Property developers are showing once more the lack of restraint that has made this city a byword for ambition. Among projects under construction is the Mohammed bin Rashid City—which will contain 100 hotels, a theme park and the world’s largest shopping mall.
Residential sales and rental prices are surging: According to property management firm Asteco, prices for villas and apartments increased 24% and 38% year-on-year in July, respectively. And although still well below its 2009 peak, the main Dubai stock exchange has seen values increase by over 70% so far this year.
It is not hard to find the main driver for all this activity—the Arab Spring. Egypt’s worsening crisis, Syria’s civil war and growing fears it will spill into neighboring Lebanon have all made the UAE’s, and in particular Dubai’s, star shine brighter. With Gulf Arabs now steering clear of Beirut and Western expats giving Arab Spring countries a wide berth, Dubai is the big beneficiary.

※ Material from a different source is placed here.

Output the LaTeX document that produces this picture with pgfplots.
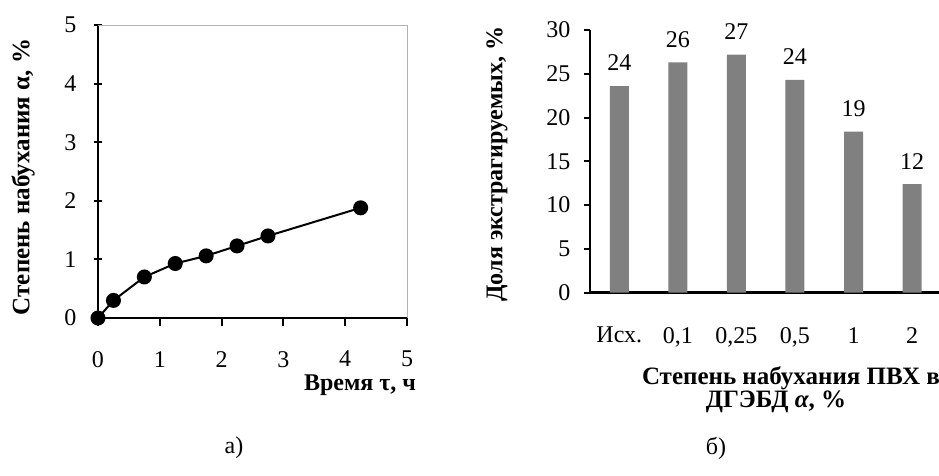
\documentclass[border=0pt]{standalone}
\usepackage{fontspec}
\setmainfont{Liberation Serif}
\usepackage{pgfplots}
\pgfplotsset{compat=1.18}
\begin{document}
\begin{tikzpicture}[x=1pt,y=1pt]
\useasboundingbox (0,0) rectangle (939,476);
\fill[white] (0,0) rectangle (939,476);
% ---------- left chart ----------
\begin{axis}[
  at={(98pt,158pt)}, anchor=south west,
  scale only axis, width=309pt, height=293pt,
  xmin=0, xmax=5, ymin=0, ymax=5,
  xtick={0,1,2,3,4,5}, ytick={0,1,2,3,4,5},
  axis x line*=bottom, axis y line*=left,
  axis line style={black, line width=2.5pt, -},
  tick style={black, line width=2pt},
  major tick length=8pt,
  xtick align=outside, ytick align=center,
  tick label style={font=\fontsize{24}{26}\selectfont},
  xticklabel style={inner sep=0pt, yshift=-25pt},
  yticklabel style={xshift=-14pt},
  /pgf/number format/assume math mode=true,
  clip=false,
]
\draw[gray!60, line width=0.8pt] (rel axis cs:0,1) -- (rel axis cs:1,1) -- (rel axis cs:1,0);
\addplot[black, line width=2pt, mark=*, mark size=6.5pt, mark options={fill=black}]
  coordinates {(0,0) (0.25,0.3) (0.75,0.7) (1.25,0.93) (1.75,1.06) (2.25,1.23) (2.75,1.4) (4.25,1.88)};
\end{axis}
% ---------- right chart ----------
\begin{axis}[
  at={(590pt,183.3pt)}, anchor=south west,
  scale only axis, width=349pt, height=262.7pt,
  xmin=-0.5, xmax=5.46, ymin=0, ymax=30,
  ytick={0,5,10,15,20,25,30},
  xtick={0,1,2,3,4,5},
  xticklabels={Исх.,{0,1},{0,25},{0,5},1,2},
  axis x line*=bottom, axis y line*=left,
  axis line style={black, line width=2.5pt, -},
  x tick style={draw=none},
  y tick style={black, line width=2pt},
  major tick length=6pt,
  ytick align=outside,
  tick label style={font=\fontsize{24}{26}\selectfont},
  xticklabel style={yshift=-25pt},
  yticklabel style={xshift=-10pt},
  /pgf/number format/assume math mode=true,
  ybar, bar width=19pt,
  point meta=explicit symbolic,
  nodes near coords,
  every node near coord/.append style={font=\fontsize{24}{26}\selectfont, anchor=center, yshift=23pt},
  clip=false,
]
\addplot[fill=black!50, draw=none] table[meta=lbl] {
x y lbl
0 23.6 24
1 26.3 26
2 27.2 27
3 24.3 24
4 18.4 19
5 12.4 12
};
\end{axis}
% ---------- labels ----------
\node[rotate=90, font=\bfseries\fontsize{25}{27}\selectfont] at (23,299) {Степень набухания α, \%};
\node[font=\bfseries\fontsize{24}{26}\selectfont, inner sep=0pt] at (360,91) {Время τ, ч};
\node[rotate=90, font=\bfseries\fontsize{24}{26}\selectfont] at (497,312) {Доля экстрагируемых, \%};
\node[font=\bfseries\fontsize{25}{27}\selectfont] at (791,98) {Степень набухания ПВХ в};
\node[font=\bfseries\fontsize{25}{27}\selectfont] at (776,74) {ДГЭБД \textit{α}, \%};
\node[font=\fontsize{24}{26}\selectfont] at (234,28) {а)};
\node[font=\fontsize{24}{26}\selectfont] at (716,28) {б)};
\end{tikzpicture}
\end{document}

So are we looking at another bubble? Analysts think probably not, at least for the time being, because unlike before, Dubai’s current buoyancy is broad-based, with the emirate’s export sector showing strong growth. London-based Capital Economics notes, moreover, that the credit-to-GDP ratio is not growing at the same breakneck speed it did back in 2007–2009, which suggests credit is being used more productively.
Policymakers in the emirate also seem well aware of the dangers: Bank reserve requirement ratios have been tightened, and the UAE Central Bank is to introduce caps on loan-to-value ratios for mortgages. The authorities have also doubled commercial property transaction fees to 4% to help calm the market.
Yet because of Dubai’s appeal and the stability of the UAE at a time of great regional uncertainty, the long-term risks remain. Those vast sums of Gulf money—not to mention cash flowing out of countries like Egypt—have to find some place to call home, and right now Dubai has little in the way of competition.